## Work instructions
Leaving the pictures aside, transcribe every line below exactly.

---- Extracted entries

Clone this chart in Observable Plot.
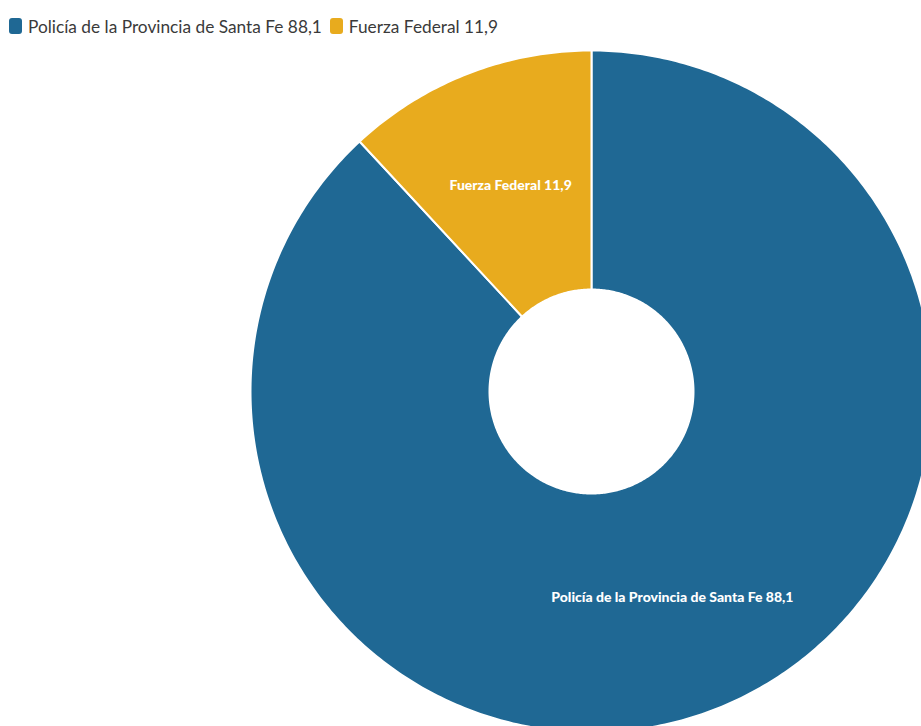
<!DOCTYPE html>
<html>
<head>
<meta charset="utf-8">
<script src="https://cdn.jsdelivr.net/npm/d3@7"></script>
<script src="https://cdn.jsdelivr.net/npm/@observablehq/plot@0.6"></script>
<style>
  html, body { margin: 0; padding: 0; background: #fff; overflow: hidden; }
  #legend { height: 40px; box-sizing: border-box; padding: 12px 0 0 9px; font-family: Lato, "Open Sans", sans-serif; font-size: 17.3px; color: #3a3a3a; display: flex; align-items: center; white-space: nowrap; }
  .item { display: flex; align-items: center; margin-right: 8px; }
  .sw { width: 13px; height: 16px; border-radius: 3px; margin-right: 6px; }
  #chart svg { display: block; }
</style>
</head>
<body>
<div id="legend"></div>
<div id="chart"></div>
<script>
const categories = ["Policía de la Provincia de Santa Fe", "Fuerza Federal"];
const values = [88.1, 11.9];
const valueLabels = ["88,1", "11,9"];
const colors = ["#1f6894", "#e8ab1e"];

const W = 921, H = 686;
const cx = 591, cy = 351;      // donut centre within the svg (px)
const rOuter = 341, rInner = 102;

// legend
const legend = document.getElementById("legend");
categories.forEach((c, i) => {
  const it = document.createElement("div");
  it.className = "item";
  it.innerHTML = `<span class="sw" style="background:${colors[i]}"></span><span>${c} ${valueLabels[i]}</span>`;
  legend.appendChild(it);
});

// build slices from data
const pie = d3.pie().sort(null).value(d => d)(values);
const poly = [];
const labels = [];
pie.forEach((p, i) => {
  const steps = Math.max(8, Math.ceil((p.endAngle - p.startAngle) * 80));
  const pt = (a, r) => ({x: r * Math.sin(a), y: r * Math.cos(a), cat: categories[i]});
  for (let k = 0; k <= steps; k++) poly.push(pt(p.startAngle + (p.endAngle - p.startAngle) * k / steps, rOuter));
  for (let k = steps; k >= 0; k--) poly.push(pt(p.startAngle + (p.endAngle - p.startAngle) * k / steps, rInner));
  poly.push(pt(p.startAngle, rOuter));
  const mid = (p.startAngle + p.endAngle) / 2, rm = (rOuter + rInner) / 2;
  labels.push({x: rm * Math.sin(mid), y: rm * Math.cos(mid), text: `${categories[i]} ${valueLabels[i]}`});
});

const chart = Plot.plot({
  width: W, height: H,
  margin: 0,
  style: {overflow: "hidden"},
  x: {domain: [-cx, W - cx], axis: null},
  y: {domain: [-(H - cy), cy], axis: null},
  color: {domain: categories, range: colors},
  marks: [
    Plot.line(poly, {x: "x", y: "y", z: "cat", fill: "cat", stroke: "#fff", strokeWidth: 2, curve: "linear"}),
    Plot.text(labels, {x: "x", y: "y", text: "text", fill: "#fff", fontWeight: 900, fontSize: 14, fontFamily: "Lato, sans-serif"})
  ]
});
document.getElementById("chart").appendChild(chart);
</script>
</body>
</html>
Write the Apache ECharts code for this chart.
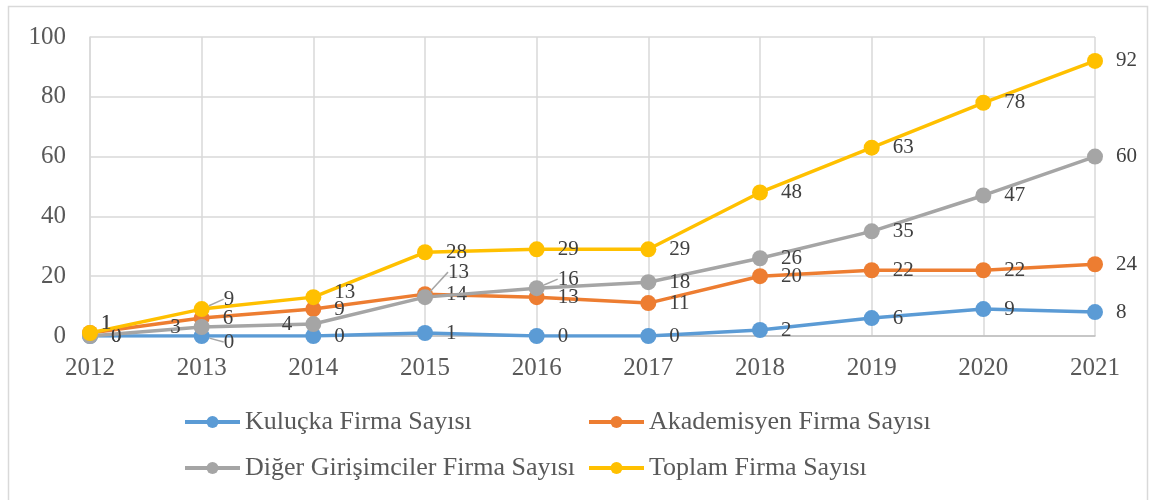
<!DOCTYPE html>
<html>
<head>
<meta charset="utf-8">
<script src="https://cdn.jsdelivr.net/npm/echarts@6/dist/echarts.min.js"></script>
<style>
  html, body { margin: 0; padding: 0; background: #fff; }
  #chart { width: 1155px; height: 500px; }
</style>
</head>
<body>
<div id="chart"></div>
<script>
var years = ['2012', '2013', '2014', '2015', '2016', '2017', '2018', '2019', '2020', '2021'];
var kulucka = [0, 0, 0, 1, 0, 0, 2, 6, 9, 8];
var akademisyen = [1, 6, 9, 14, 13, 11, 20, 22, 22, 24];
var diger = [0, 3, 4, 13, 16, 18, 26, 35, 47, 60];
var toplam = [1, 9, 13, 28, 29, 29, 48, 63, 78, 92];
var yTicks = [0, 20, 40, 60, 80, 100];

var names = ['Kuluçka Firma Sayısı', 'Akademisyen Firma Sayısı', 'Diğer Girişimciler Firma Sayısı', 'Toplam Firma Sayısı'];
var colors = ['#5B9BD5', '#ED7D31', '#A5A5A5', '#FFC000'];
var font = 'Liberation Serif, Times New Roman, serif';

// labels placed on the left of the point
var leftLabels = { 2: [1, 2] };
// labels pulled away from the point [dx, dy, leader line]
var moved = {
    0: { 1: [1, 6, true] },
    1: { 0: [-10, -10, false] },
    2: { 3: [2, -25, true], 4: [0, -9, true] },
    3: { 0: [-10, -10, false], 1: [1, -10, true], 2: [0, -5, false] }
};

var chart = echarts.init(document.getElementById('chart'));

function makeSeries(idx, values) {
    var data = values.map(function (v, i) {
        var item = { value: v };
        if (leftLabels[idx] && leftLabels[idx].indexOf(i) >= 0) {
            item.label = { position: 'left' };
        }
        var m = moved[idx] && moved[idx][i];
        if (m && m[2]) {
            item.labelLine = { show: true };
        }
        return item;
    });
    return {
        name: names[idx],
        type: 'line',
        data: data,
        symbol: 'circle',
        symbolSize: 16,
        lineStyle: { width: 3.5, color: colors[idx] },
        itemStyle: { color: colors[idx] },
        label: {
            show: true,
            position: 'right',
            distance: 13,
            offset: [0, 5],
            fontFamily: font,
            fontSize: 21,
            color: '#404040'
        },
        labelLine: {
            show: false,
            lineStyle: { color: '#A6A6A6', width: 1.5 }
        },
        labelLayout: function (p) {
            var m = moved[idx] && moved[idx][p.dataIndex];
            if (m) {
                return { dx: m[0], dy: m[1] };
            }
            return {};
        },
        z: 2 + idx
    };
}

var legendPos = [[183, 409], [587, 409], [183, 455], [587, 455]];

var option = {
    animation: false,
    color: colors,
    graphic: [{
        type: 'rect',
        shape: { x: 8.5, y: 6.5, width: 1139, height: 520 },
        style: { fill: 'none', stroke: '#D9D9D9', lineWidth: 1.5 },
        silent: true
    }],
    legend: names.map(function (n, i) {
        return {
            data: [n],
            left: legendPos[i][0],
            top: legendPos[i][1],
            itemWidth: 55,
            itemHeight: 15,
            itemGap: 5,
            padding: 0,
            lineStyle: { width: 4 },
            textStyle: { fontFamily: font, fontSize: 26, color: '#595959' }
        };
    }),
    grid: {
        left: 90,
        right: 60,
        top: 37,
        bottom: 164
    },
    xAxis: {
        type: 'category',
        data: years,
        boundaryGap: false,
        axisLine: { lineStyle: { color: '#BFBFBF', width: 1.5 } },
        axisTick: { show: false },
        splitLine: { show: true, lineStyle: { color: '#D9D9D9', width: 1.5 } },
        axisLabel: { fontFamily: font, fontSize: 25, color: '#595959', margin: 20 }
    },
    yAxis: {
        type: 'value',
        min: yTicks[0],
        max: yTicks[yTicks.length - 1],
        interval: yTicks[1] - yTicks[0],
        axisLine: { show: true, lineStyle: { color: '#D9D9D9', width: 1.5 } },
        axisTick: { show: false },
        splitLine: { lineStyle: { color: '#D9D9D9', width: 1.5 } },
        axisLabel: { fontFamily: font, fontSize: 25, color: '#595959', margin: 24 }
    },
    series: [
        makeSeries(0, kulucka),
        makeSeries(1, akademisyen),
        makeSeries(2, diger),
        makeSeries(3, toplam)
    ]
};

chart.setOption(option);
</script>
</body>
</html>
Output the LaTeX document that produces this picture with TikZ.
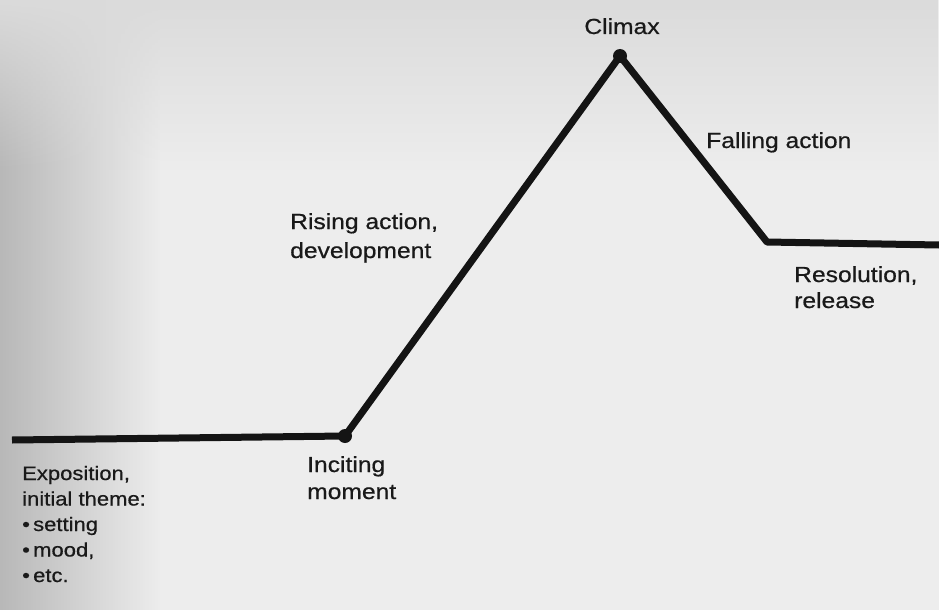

--------

## Correct result
Clone this chart in Observable Plot.
<!DOCTYPE html>
<html>
<head>
<meta charset="utf-8">
<script src="https://cdn.jsdelivr.net/npm/d3@7"></script>
<script src="https://cdn.jsdelivr.net/npm/@observablehq/plot@0.6"></script>
<style>
  html, body { margin: 0; padding: 0; background: #fff; overflow: hidden; }
  #legend { height: 40px; box-sizing: border-box; padding: 12px 0 0 9px; font-family: Lato, "Open Sans", sans-serif; font-size: 17.3px; color: #3a3a3a; display: flex; align-items: center; white-space: nowrap; }
  .item { display: flex; align-items: center; margin-right: 8px; }
  .sw { width: 13px; height: 16px; border-radius: 3px; margin-right: 6px; }
  #chart svg { display: block; }
</style>
</head>
<body>
<div id="legend"></div>
<div id="chart"></div>
<script>
const categories = ["Policía de la Provincia de Santa Fe", "Fuerza Federal"];
const values = [88.1, 11.9];
const valueLabels = ["88,1", "11,9"];
const colors = ["#1f6894", "#e8ab1e"];

const W = 921, H = 686;
const cx = 591, cy = 351;      // donut centre within the svg (px)
const rOuter = 341, rInner = 102;

// legend
const legend = document.getElementById("legend");
categories.forEach((c, i) => {
  const it = document.createElement("div");
  it.className = "item";
  it.innerHTML = `<span class="sw" style="background:${colors[i]}"></span><span>${c} ${valueLabels[i]}</span>`;
  legend.appendChild(it);
});

// build slices from data
const pie = d3.pie().sort(null).value(d => d)(values);
const poly = [];
const labels = [];
pie.forEach((p, i) => {
  const steps = Math.max(8, Math.ceil((p.endAngle - p.startAngle) * 80));
  const pt = (a, r) => ({x: r * Math.sin(a), y: r * Math.cos(a), cat: categories[i]});
  for (let k = 0; k <= steps; k++) poly.push(pt(p.startAngle + (p.endAngle - p.startAngle) * k / steps, rOuter));
  for (let k = steps; k >= 0; k--) poly.push(pt(p.startAngle + (p.endAngle - p.startAngle) * k / steps, rInner));
  poly.push(pt(p.startAngle, rOuter));
  const mid = (p.startAngle + p.endAngle) / 2, rm = (rOuter + rInner) / 2;
  labels.push({x: rm * Math.sin(mid), y: rm * Math.cos(mid), text: `${categories[i]} ${valueLabels[i]}`});
});

const chart = Plot.plot({
  width: W, height: H,
  margin: 0,
  style: {overflow: "hidden"},
  x: {domain: [-cx, W - cx], axis: null},
  y: {domain: [-(H - cy), cy], axis: null},
  color: {domain: categories, range: colors},
  marks: [
    Plot.line(poly, {x: "x", y: "y", z: "cat", fill: "cat", stroke: "#fff", strokeWidth: 2, curve: "linear"}),
    Plot.text(labels, {x: "x", y: "y", text: "text", fill: "#fff", fontWeight: 900, fontSize: 14, fontFamily: "Lato, sans-serif"})
  ]
});
document.getElementById("chart").appendChild(chart);
</script>
</body>
</html>
Write the Apache ECharts code for this chart.
<!DOCTYPE html>
<html>
<head>
<meta charset="utf-8">
<script src="https://cdn.jsdelivr.net/npm/echarts@6/dist/echarts.min.js"></script>
<style>
  html, body { margin: 0; padding: 0; background: #fff; }
  #chart { width: 1155px; height: 500px; }
</style>
</head>
<body>
<div id="chart"></div>
<script>
var years = ['2012', '2013', '2014', '2015', '2016', '2017', '2018', '2019', '2020', '2021'];
var kulucka = [0, 0, 0, 1, 0, 0, 2, 6, 9, 8];
var akademisyen = [1, 6, 9, 14, 13, 11, 20, 22, 22, 24];
var diger = [0, 3, 4, 13, 16, 18, 26, 35, 47, 60];
var toplam = [1, 9, 13, 28, 29, 29, 48, 63, 78, 92];
var yTicks = [0, 20, 40, 60, 80, 100];

var names = ['Kuluçka Firma Sayısı', 'Akademisyen Firma Sayısı', 'Diğer Girişimciler Firma Sayısı', 'Toplam Firma Sayısı'];
var colors = ['#5B9BD5', '#ED7D31', '#A5A5A5', '#FFC000'];
var font = 'Liberation Serif, Times New Roman, serif';

// labels placed on the left of the point
var leftLabels = { 2: [1, 2] };
// labels pulled away from the point [dx, dy, leader line]
var moved = {
    0: { 1: [1, 6, true] },
    1: { 0: [-10, -10, false] },
    2: { 3: [2, -25, true], 4: [0, -9, true] },
    3: { 0: [-10, -10, false], 1: [1, -10, true], 2: [0, -5, false] }
};

var chart = echarts.init(document.getElementById('chart'));

function makeSeries(idx, values) {
    var data = values.map(function (v, i) {
        var item = { value: v };
        if (leftLabels[idx] && leftLabels[idx].indexOf(i) >= 0) {
            item.label = { position: 'left' };
        }
        var m = moved[idx] && moved[idx][i];
        if (m && m[2]) {
            item.labelLine = { show: true };
        }
        return item;
    });
    return {
        name: names[idx],
        type: 'line',
        data: data,
        symbol: 'circle',
        symbolSize: 16,
        lineStyle: { width: 3.5, color: colors[idx] },
        itemStyle: { color: colors[idx] },
        label: {
            show: true,
            position: 'right',
            distance: 13,
            offset: [0, 5],
            fontFamily: font,
            fontSize: 21,
            color: '#404040'
        },
        labelLine: {
            show: false,
            lineStyle: { color: '#A6A6A6', width: 1.5 }
        },
        labelLayout: function (p) {
            var m = moved[idx] && moved[idx][p.dataIndex];
            if (m) {
                return { dx: m[0], dy: m[1] };
            }
            return {};
        },
        z: 2 + idx
    };
}

var legendPos = [[183, 409], [587, 409], [183, 455], [587, 455]];

var option = {
    animation: false,
    color: colors,
    graphic: [{
        type: 'rect',
        shape: { x: 8.5, y: 6.5, width: 1139, height: 520 },
        style: { fill: 'none', stroke: '#D9D9D9', lineWidth: 1.5 },
        silent: true
    }],
    legend: names.map(function (n, i) {
        return {
            data: [n],
            left: legendPos[i][0],
            top: legendPos[i][1],
            itemWidth: 55,
            itemHeight: 15,
            itemGap: 5,
            padding: 0,
            lineStyle: { width: 4 },
            textStyle: { fontFamily: font, fontSize: 26, color: '#595959' }
        };
    }),
    grid: {
        left: 90,
        right: 60,
        top: 37,
        bottom: 164
    },
    xAxis: {
        type: 'category',
        data: years,
        boundaryGap: false,
        axisLine: { lineStyle: { color: '#BFBFBF', width: 1.5 } },
        axisTick: { show: false },
        splitLine: { show: true, lineStyle: { color: '#D9D9D9', width: 1.5 } },
        axisLabel: { fontFamily: font, fontSize: 25, color: '#595959', margin: 20 }
    },
    yAxis: {
        type: 'value',
        min: yTicks[0],
        max: yTicks[yTicks.length - 1],
        interval: yTicks[1] - yTicks[0],
        axisLine: { show: true, lineStyle: { color: '#D9D9D9', width: 1.5 } },
        axisTick: { show: false },
        splitLine: { lineStyle: { color: '#D9D9D9', width: 1.5 } },
        axisLabel: { fontFamily: font, fontSize: 25, color: '#595959', margin: 24 }
    },
    series: [
        makeSeries(0, kulucka),
        makeSeries(1, akademisyen),
        makeSeries(2, diger),
        makeSeries(3, toplam)
    ]
};

chart.setOption(option);
</script>
</body>
</html>
Output the LaTeX document that produces this picture with TikZ.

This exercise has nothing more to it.